**** SUPPLIED RECORDS

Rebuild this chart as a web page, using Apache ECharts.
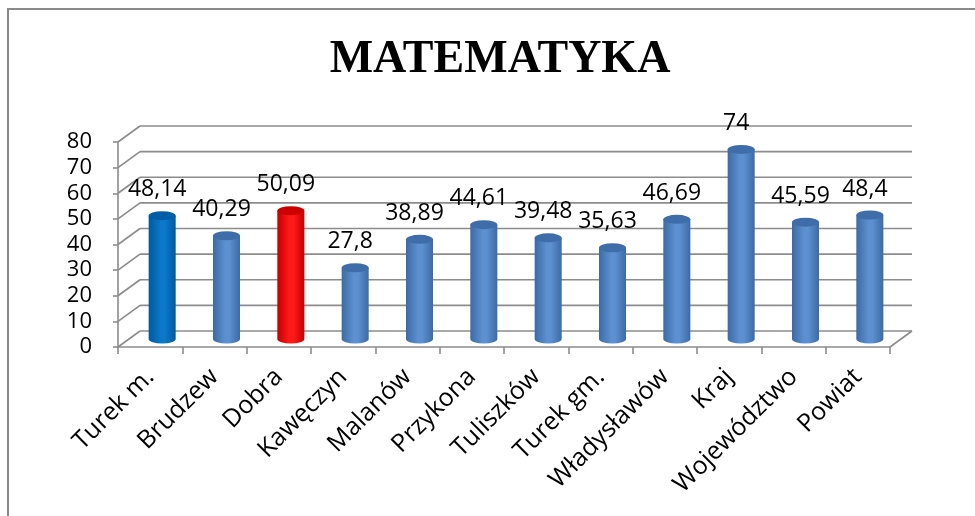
<!DOCTYPE html>
<html>
<head>
<meta charset="utf-8">
<script src="https://cdn.jsdelivr.net/npm/echarts@6/dist/echarts.min.js"></script>
<style>
  html, body { margin: 0; padding: 0; background: #fff; }
  #chart { width: 975px; height: 516px; }
</style>
</head>
<body>
<div id="chart"></div>
<script>
const categories = ['Turek m.', 'Brudzew', 'Dobra', 'Kawęczyn', 'Malanów', 'Przykona',
  'Tuliszków', 'Turek gm.', 'Władysławów', 'Kraj', 'Województwo', 'Powiat']
const scores = [48.14, 40.29, 50.09, 27.8, 38.89, 44.61, 39.48, 35.63, 46.69, 74, 45.59, 48.4]
const yTicks = [0, 10, 20, 30, 40, 50, 60, 70, 80]

// 3D look: back wall offset and bar depth offset (px)
const WALL = [22, -16]
const BAR = [12, -8]
const GRID_COLOR = '#8c8c8c'

const palettes = {
  normal: { edge: '#3c6aa6', mid: '#5d90d0', top: '#3f6da9' },
  'Turek m.': { edge: '#005a9e', mid: '#0b78c8', top: '#005ea6' },
  Dobra: { edge: '#c40000', mid: '#ff1a1a', top: '#cc0000' },
}

const chart = echarts.init(document.getElementById('chart'))

function fmt(v) {
  return String(v).replace('.', ',')
}

function renderWall(params, api) {
  const cs = params.coordSys
  const v = api.value(1)
  const y = api.coord([0, v])[1]
  const x0 = cs.x
  const x1 = cs.x + cs.width
  const style = { stroke: GRID_COLOR, lineWidth: 1.6 }
  const children = [
    { type: 'line', shape: { x1: x0, y1: y, x2: x0 + WALL[0], y2: y + WALL[1] }, style },
    { type: 'line', shape: { x1: x0 + WALL[0], y1: y + WALL[1], x2: x1 + WALL[0], y2: y + WALL[1] }, style },
  ]
  if (v === 0) {
    children.push({ type: 'line', shape: { x1: x1, y1: y, x2: x1 + WALL[0], y2: y + WALL[1] }, style })
  }
  return { type: 'group', children }
}

function renderBar(params, api) {
  const idx = api.value(0)
  const val = api.value(1)
  const base = api.coord([idx, 0])
  const top = api.coord([idx, val])
  const band = api.size([1, 0])[0]
  const r = band * 0.21
  const ry = 4.5
  const cx = base[0] + BAR[0]
  const yb = base[1] + BAR[1]
  const yt = top[1] + BAR[1]
  const pal = palettes[categories[idx]] || palettes.normal
  const grad = new echarts.graphic.LinearGradient(0, 0, 1, 0, [
    { offset: 0, color: pal.edge },
    { offset: 0.45, color: pal.mid },
    { offset: 0.6, color: pal.mid },
    { offset: 1, color: pal.edge },
  ])
  const body = 'M' + (cx - r) + ' ' + yt +
    ' L' + (cx - r) + ' ' + yb +
    ' A' + r + ' ' + ry + ' 0 0 0 ' + (cx + r) + ' ' + yb +
    ' L' + (cx + r) + ' ' + yt + ' Z'
  const cap = 'M' + (cx - r) + ' ' + yt +
    ' A' + r + ' ' + ry + ' 0 1 0 ' + (cx + r) + ' ' + yt +
    ' A' + r + ' ' + ry + ' 0 1 0 ' + (cx - r) + ' ' + yt + ' Z'
  return {
    type: 'group',
    children: [
      { type: 'path', shape: { pathData: body }, style: { fill: grad } },
      { type: 'path', shape: { pathData: cap }, style: { fill: pal.top } },
      {
        type: 'text',
        x: cx - 5,
        y: yt - ry - 10,
        style: {
          text: fmt(val),
          font: '23px "Open Sans"',
          fill: '#000',
          align: 'center',
          verticalAlign: 'bottom',
        },
      },
    ],
  }
}

chart.setOption({
  animation: false,
  backgroundColor: '#fff',
  title: {
    text: 'MATEMATYKA',
    left: 495,
    textAlign: 'center',
    top: 32,
    textStyle: { fontFamily: 'Liberation Serif', fontWeight: 'bold', fontSize: 46, color: '#000' },
  },
  graphic: [{
    type: 'rect',
    shape: { x: 8, y: 9, width: 1200, height: 800 },
    style: { fill: 'none', stroke: '#8a8a8a', lineWidth: 2 },
    silent: true,
  }],
  grid: { left: 118, top: 142, width: 772, height: 205 },
  xAxis: {
    type: 'category',
    data: categories,
    axisLine: { lineStyle: { color: GRID_COLOR, width: 1.6 } },
    axisTick: { show: true, interval: 0, length: 7, lineStyle: { color: GRID_COLOR, width: 1.6 } },
    axisLabel: {
      interval: 0,
      rotate: 45,
      margin: 26,
      fontSize: 25,
      fontFamily: 'Open Sans',
      color: '#000',
      padding: [0, 0, 0, 0],
      offset: [4, 0],
    },
  },
  yAxis: {
    type: 'value',
    min: 0,
    max: 80,
    interval: 10,
    axisLine: { show: true, lineStyle: { color: GRID_COLOR, width: 1.6 } },
    axisTick: { show: true, length: 5, lineStyle: { color: GRID_COLOR, width: 1.6 } },
    splitLine: { show: false },
    axisLabel: { margin: 26, fontSize: 22, fontFamily: 'Open Sans', color: '#000' },
  },
  series: [
    {
      type: 'custom',
      renderItem: renderWall,
      data: yTicks.map(v => [0, v]),
      silent: true,
      z: 1,
    },
    {
      type: 'custom',
      renderItem: renderBar,
      data: scores.map((v, i) => [i, v]),
      z: 3,
    },
  ],
})
</script>
</body>
</html>
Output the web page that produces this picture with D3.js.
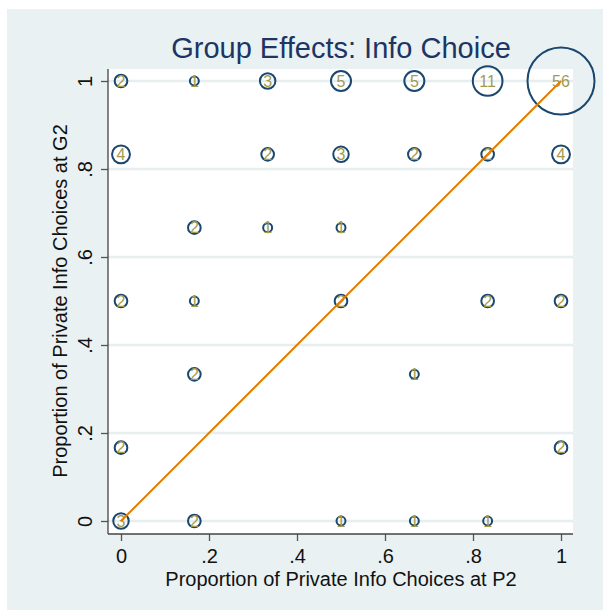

********

■ WHAT YOU NEED TO DO ■
Pictures are to be left out; repeat all the remaining data exactly.

■ TASK RESPONSE ■
Rebuild this chart as a web page, using Apache ECharts.
<!DOCTYPE html>
<html>
<head>
<meta charset="utf-8">
<script src="https://cdn.jsdelivr.net/npm/echarts@6/dist/echarts.min.js"></script>
<style>
  html, body { margin: 0; padding: 0; background: #fff; }
  #chart { width: 975px; height: 516px; }
</style>
</head>
<body>
<div id="chart"></div>
<script>
const categories = ['Turek m.', 'Brudzew', 'Dobra', 'Kawęczyn', 'Malanów', 'Przykona',
  'Tuliszków', 'Turek gm.', 'Władysławów', 'Kraj', 'Województwo', 'Powiat']
const scores = [48.14, 40.29, 50.09, 27.8, 38.89, 44.61, 39.48, 35.63, 46.69, 74, 45.59, 48.4]
const yTicks = [0, 10, 20, 30, 40, 50, 60, 70, 80]

// 3D look: back wall offset and bar depth offset (px)
const WALL = [22, -16]
const BAR = [12, -8]
const GRID_COLOR = '#8c8c8c'

const palettes = {
  normal: { edge: '#3c6aa6', mid: '#5d90d0', top: '#3f6da9' },
  'Turek m.': { edge: '#005a9e', mid: '#0b78c8', top: '#005ea6' },
  Dobra: { edge: '#c40000', mid: '#ff1a1a', top: '#cc0000' },
}

const chart = echarts.init(document.getElementById('chart'))

function fmt(v) {
  return String(v).replace('.', ',')
}

function renderWall(params, api) {
  const cs = params.coordSys
  const v = api.value(1)
  const y = api.coord([0, v])[1]
  const x0 = cs.x
  const x1 = cs.x + cs.width
  const style = { stroke: GRID_COLOR, lineWidth: 1.6 }
  const children = [
    { type: 'line', shape: { x1: x0, y1: y, x2: x0 + WALL[0], y2: y + WALL[1] }, style },
    { type: 'line', shape: { x1: x0 + WALL[0], y1: y + WALL[1], x2: x1 + WALL[0], y2: y + WALL[1] }, style },
  ]
  if (v === 0) {
    children.push({ type: 'line', shape: { x1: x1, y1: y, x2: x1 + WALL[0], y2: y + WALL[1] }, style })
  }
  return { type: 'group', children }
}

function renderBar(params, api) {
  const idx = api.value(0)
  const val = api.value(1)
  const base = api.coord([idx, 0])
  const top = api.coord([idx, val])
  const band = api.size([1, 0])[0]
  const r = band * 0.21
  const ry = 4.5
  const cx = base[0] + BAR[0]
  const yb = base[1] + BAR[1]
  const yt = top[1] + BAR[1]
  const pal = palettes[categories[idx]] || palettes.normal
  const grad = new echarts.graphic.LinearGradient(0, 0, 1, 0, [
    { offset: 0, color: pal.edge },
    { offset: 0.45, color: pal.mid },
    { offset: 0.6, color: pal.mid },
    { offset: 1, color: pal.edge },
  ])
  const body = 'M' + (cx - r) + ' ' + yt +
    ' L' + (cx - r) + ' ' + yb +
    ' A' + r + ' ' + ry + ' 0 0 0 ' + (cx + r) + ' ' + yb +
    ' L' + (cx + r) + ' ' + yt + ' Z'
  const cap = 'M' + (cx - r) + ' ' + yt +
    ' A' + r + ' ' + ry + ' 0 1 0 ' + (cx + r) + ' ' + yt +
    ' A' + r + ' ' + ry + ' 0 1 0 ' + (cx - r) + ' ' + yt + ' Z'
  return {
    type: 'group',
    children: [
      { type: 'path', shape: { pathData: body }, style: { fill: grad } },
      { type: 'path', shape: { pathData: cap }, style: { fill: pal.top } },
      {
        type: 'text',
        x: cx - 5,
        y: yt - ry - 10,
        style: {
          text: fmt(val),
          font: '23px "Open Sans"',
          fill: '#000',
          align: 'center',
          verticalAlign: 'bottom',
        },
      },
    ],
  }
}

chart.setOption({
  animation: false,
  backgroundColor: '#fff',
  title: {
    text: 'MATEMATYKA',
    left: 495,
    textAlign: 'center',
    top: 32,
    textStyle: { fontFamily: 'Liberation Serif', fontWeight: 'bold', fontSize: 46, color: '#000' },
  },
  graphic: [{
    type: 'rect',
    shape: { x: 8, y: 9, width: 1200, height: 800 },
    style: { fill: 'none', stroke: '#8a8a8a', lineWidth: 2 },
    silent: true,
  }],
  grid: { left: 118, top: 142, width: 772, height: 205 },
  xAxis: {
    type: 'category',
    data: categories,
    axisLine: { lineStyle: { color: GRID_COLOR, width: 1.6 } },
    axisTick: { show: true, interval: 0, length: 7, lineStyle: { color: GRID_COLOR, width: 1.6 } },
    axisLabel: {
      interval: 0,
      rotate: 45,
      margin: 26,
      fontSize: 25,
      fontFamily: 'Open Sans',
      color: '#000',
      padding: [0, 0, 0, 0],
      offset: [4, 0],
    },
  },
  yAxis: {
    type: 'value',
    min: 0,
    max: 80,
    interval: 10,
    axisLine: { show: true, lineStyle: { color: GRID_COLOR, width: 1.6 } },
    axisTick: { show: true, length: 5, lineStyle: { color: GRID_COLOR, width: 1.6 } },
    splitLine: { show: false },
    axisLabel: { margin: 26, fontSize: 22, fontFamily: 'Open Sans', color: '#000' },
  },
  series: [
    {
      type: 'custom',
      renderItem: renderWall,
      data: yTicks.map(v => [0, v]),
      silent: true,
      z: 1,
    },
    {
      type: 'custom',
      renderItem: renderBar,
      data: scores.map((v, i) => [i, v]),
      z: 3,
    },
  ],
})
</script>
</body>
</html>
Output the web page that produces this picture with D3.js.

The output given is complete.